In truth, Biden won the township pretty easily – by more than 3,000 votes.
Voter registration figures in Parsippany updated this month begin to explain things.
As township Democrats were delighted to point out in a press release, there are now more registered Dems in the township than Republicans. The scorecard reads 11,700 Democrats and 11,659 Republicans, according to the release. This likely is the first time it’s ever happened in Parsippany.
Matt Clarkin, the town’s Democratic chair, offered the usual pablum about having great volunteers. But then he got to the gist of the matter:
“But a lot of it has been a natural shift as the Republican Party has moved far to the right of Parsippany voters,” he said.
This change is of particular interest in Parsippany, where Democratic Mayor Michael Soriano faces reelection this year, but it’s not just happening there.
Just look at the latest registration figures from the congressional districts covering Morris County – the 7th and the 11th.
Democrats now outpace Republicans by about 13,000 voters in CD-7 and by about 10,000 in CD-11.
Go back just five years and Republicans were the dominant party in the township and in both congressional districts.
It is customary for some to explain this turnaround by pointing to “changing demographics.”
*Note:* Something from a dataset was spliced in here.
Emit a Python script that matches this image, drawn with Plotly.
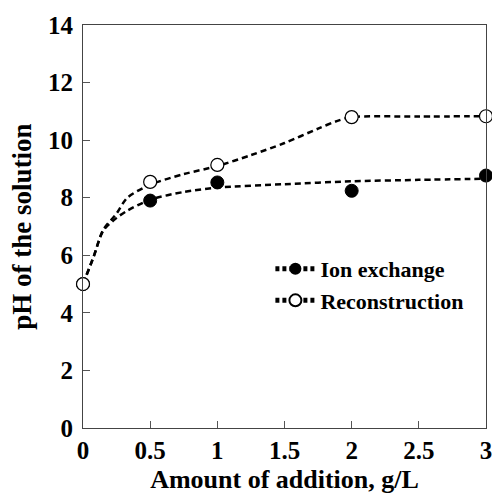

That may be true to some extent, but Clarkin’s observation makes more sense.
Just about all elections come down to winning the “center,” – people whose views do not strongly align with either political party.
On that score, Democrats can thank Donald Trump for pushing that “center” away from Republicans through an uncompromising embrace of far right views on such things as immigration, guns and environmental regulations and, of course, unsubstantiated conspiracy theories about the 2020 election.
Do Republicans agree Trump is, or at least was, the problem?
That’s an open question and one that is the subject of some internal debate.
The former president still has a considerable presence, dispatching regular statements and commentaries through his Save America PAC.
Some of this intra-party skirmishing will be on display in committee races in this year’s GOP primary. This is an insiders’ game, but a relevant one just the same.
On that score, it’s worth noting that in Morris County a couple from Long Valley, Ali and Anna Aydin, are seeking seats on the Republican state committee. The incumbents are long time party activists Larry Casha and Christina Ramirez.
It’s easy to see where the Aydins fall in the GOP’s internal debate.
Their ballot slogan is “Make New Jersey Great Again.”